The J-Curve of Productivity: Measuring the True Impact of Digital Business Assets and Financial Technologies on Economic Growth
摘要
General-purpose AI and FinTech require substantial complementary intangible investments to develop digital business assets, yet these remain undervalued in national accounting despite their economic significance. This study presents a theoretical model explaining how the initial underrecognition of digital assets leads to productivity mismeasurement, creating a J-curve effect: early adoption phases show depressed productivity growth as investments accumulate, followed by overestimation as benefits materialize. The model provides a framework for assessing intangible assets (R&D, software, hardware, FinTech), with empirical results confirming strong J-curve patterns for software (15.9% valuation gap in 2023) and FinTech, but weaker effects for hardware. By adjusting for intangible capital, our estimates exceed official productivity figures by 11.3% (2024) and 15.9% (2023).
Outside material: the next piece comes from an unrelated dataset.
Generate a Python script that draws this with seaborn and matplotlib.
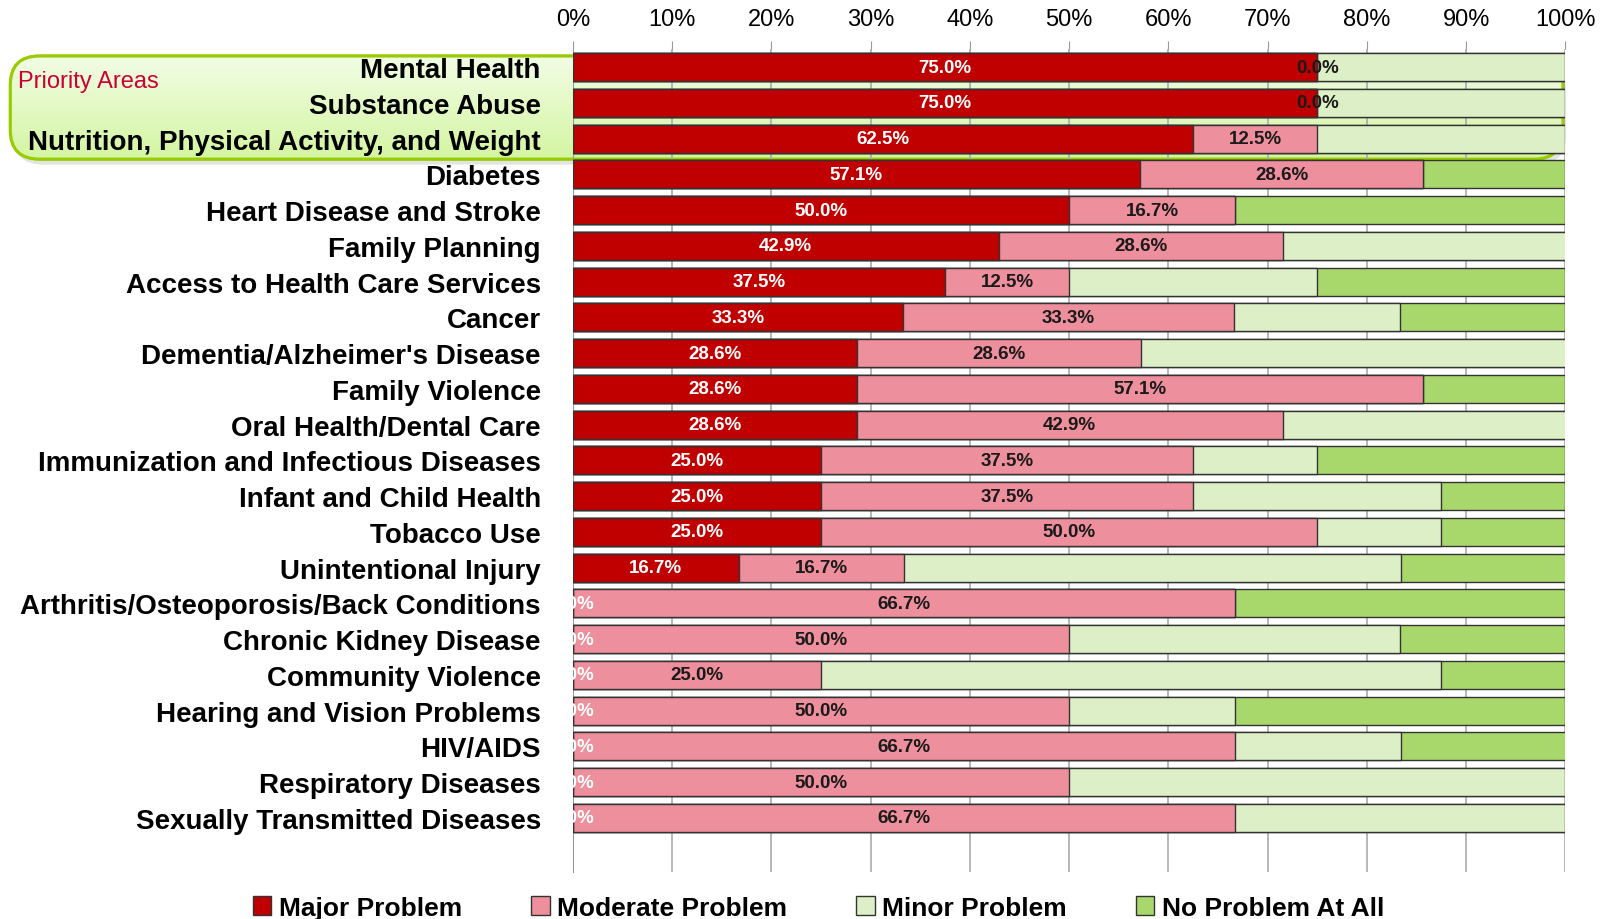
import numpy as np
import pandas as pd
import matplotlib
matplotlib.use("Agg")
import matplotlib.pyplot as plt
import seaborn as sns
from matplotlib.patches import FancyBboxPatch, Patch

# data (percent)
categories = [
    "Mental Health", "Substance Abuse", "Nutrition, Physical Activity, and Weight",
    "Diabetes", "Heart Disease and Stroke", "Family Planning",
    "Access to Health Care Services", "Cancer", "Dementia/Alzheimer's Disease",
    "Family Violence", "Oral Health/Dental Care", "Immunization and Infectious Diseases",
    "Infant and Child Health", "Tobacco Use", "Unintentional Injury",
    "Arthritis/Osteoporosis/Back Conditions", "Chronic Kidney Disease",
    "Community Violence", "Hearing and Vision Problems", "HIV/AIDS",
    "Respiratory Diseases", "Sexually Transmitted Diseases",
]
major = [75.0, 75.0, 62.5, 57.1, 50.0, 42.9, 37.5, 33.3, 28.6, 28.6, 28.6,
         25.0, 25.0, 25.0, 16.7, 0.0, 0.0, 0.0, 0.0, 0.0, 0.0, 0.0]
moderate = [0.0, 0.0, 12.5, 28.6, 16.7, 28.6, 12.5, 33.3, 28.6, 57.1, 42.9,
            37.5, 37.5, 50.0, 16.7, 66.7, 50.0, 25.0, 50.0, 66.7, 50.0, 66.7]
minor = [25.0, 25.0, 25.0, 0.0, 0.0, 28.6, 25.0, 16.7, 42.9, 0.0, 28.6,
         12.5, 25.0, 12.5, 50.0, 0.0, 33.3, 62.5, 16.7, 16.7, 50.0, 33.3]
no_problem = [0.0, 0.0, 0.0, 14.3, 33.3, 0.0, 25.0, 16.7, 0.0, 14.3, 0.0,
              25.0, 12.5, 12.5, 16.7, 33.3, 16.7, 12.5, 33.3, 16.7, 0.0, 0.0]
series = ["Major Problem", "Moderate Problem", "Minor Problem", "No Problem At All"]
colors = ["#c00000", "#ee8f9d", "#ddefc6", "#a8d86b"]

df = pd.DataFrame({"category": categories, "Major Problem": major,
                   "Moderate Problem": moderate, "Minor Problem": minor,
                   "No Problem At All": no_problem})
cum = df[series].cumsum(axis=1)

sns.set_style("white")
plt.rcParams["font.family"] = ["Liberation Sans", "DejaVu Sans"]
plt.rcParams["text.color"] = "black"
plt.rcParams["xtick.labelcolor"] = "black"
plt.rcParams["ytick.labelcolor"] = "black"
narrow = ["Liberation Sans Narrow", "Liberation Sans", "DejaVu Sans"]

fig = plt.figure(figsize=(16.18, 9.2), dpi=100)

# background layer with the "Priority Areas" box
bg = fig.add_axes([0, 0, 1, 1], zorder=0)
bg.set_xlim(0, 1)
bg.set_ylim(0, 1)
bg.axis("off")
bx0, by0, bx1, by1 = 0.0064, 0.826, 0.966, 0.938
shadow = FancyBboxPatch((bx0 + 0.002, by0 - 0.006), bx1 - bx0, by1 - by0,
                        boxstyle="round,pad=0,rounding_size=0.018",
                        mutation_aspect=1.76, fc="#c8c8c8", ec="none", alpha=0.5)
bg.add_patch(shadow)
box = FancyBboxPatch((bx0, by0), bx1 - bx0, by1 - by0,
                     boxstyle="round,pad=0,rounding_size=0.018",
                     mutation_aspect=1.76, fc="#e4f9c6", ec="#99cc00", lw=2.2)
bg.add_patch(box)
grad = np.linspace(0, 1, 100).reshape(-1, 1)
cmap = matplotlib.colors.LinearSegmentedColormap.from_list("g", ["#d4f5a2", "#f2fde6"])
im = bg.imshow(grad, extent=(bx0, bx1, by0, by1), origin="lower", cmap=cmap,
               aspect="auto", zorder=2)
im.set_clip_path(box)
edge = FancyBboxPatch((bx0, by0), bx1 - bx0, by1 - by0,
                      boxstyle="round,pad=0,rounding_size=0.018",
                      mutation_aspect=1.76, fc="none", ec="#99cc00", lw=2.2, zorder=3)
bg.add_patch(edge)
bg.text(0.011, 0.911, "Priority Areas", color="#cc0033", fontsize=17,
        va="center", ha="left", zorder=4)

ax = fig.add_axes([0.354, 0.0516, 0.6135, 0.8938], zorder=1)
ax.patch.set_alpha(0)

# stacked bars: draw cumulative totals from the longest down
for s, c in reversed(list(zip(series, colors))):
    sns.barplot(x=cum[s], y=df["category"], orient="h", color=c, saturation=1,
                width=0.78, edgecolor="#333333", linewidth=1.0, ax=ax, zorder=3)

ax.set_xlim(0, 100)
ax.set_ylim(22.5, -0.5)
ax.set_xlabel("")
ax.set_ylabel("")
ax.xaxis.tick_top()
ax.set_xticks(np.arange(0, 101, 10))
ax.set_xticklabels([f"{v}%" for v in range(0, 101, 10)], fontsize=17, family=narrow)
ax.tick_params(axis="x", length=6, color="#999999", pad=8)
ax.grid(axis="x", color="#aaaaaa", lw=1.2, zorder=0)
ax.set_axisbelow(True)
ax.set_yticks(range(len(categories)))
ax.set_yticklabels(categories, fontsize=20, fontweight="bold", color="black")
ax.tick_params(axis="y", length=0, pad=23)
ax.set_yticks(np.arange(-0.5, 22.6, 1), minor=True)
ax.tick_params(axis="y", which="minor", length=14, color="#999999")
for side in ["top", "right", "bottom"]:
    ax.spines[side].set_visible(False)
ax.spines["left"].set_color("#999999")

# data labels
for i in range(len(categories)):
    ax.text(major[i] / 2, i, f"{major[i]:.1f}%", ha="center", va="center",
            color="white", fontsize=13.5, fontweight="bold", zorder=5, clip_on=False)
    ax.text(major[i] + moderate[i] / 2, i, f"{moderate[i]:.1f}%", ha="center",
            va="center", color="#1a1a1a", fontsize=13.5, fontweight="bold", zorder=5)

handles = [Patch(facecolor=c, edgecolor="#333333", label=s) for s, c in zip(series, colors)]
leg = fig.legend(handles=handles, loc="center", bbox_to_anchor=(0.506, 0.012), ncol=4,
                 frameon=False, prop={"family": narrow, "weight": "bold", "size": 19},
                 handlelength=0.7, handleheight=0.7, handletextpad=0.3,
                 columnspacing=2.6)
for t in leg.get_texts():
    t.set_color("black")

fig.savefig("out.png", dpi=100)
While AI’s current productivity contribution remains modest, the analysis reveals a consistent growth trajectory, highlighting its evolving role as a digital business asset. These findings resolve key aspects of the Solow paradox by demonstrating how unmeasured intangibles distort productivity statistics during technological transitions. The J-curve framework offers policymakers and analysts a tool to correct systemic undervaluation of digital investments in national accounts.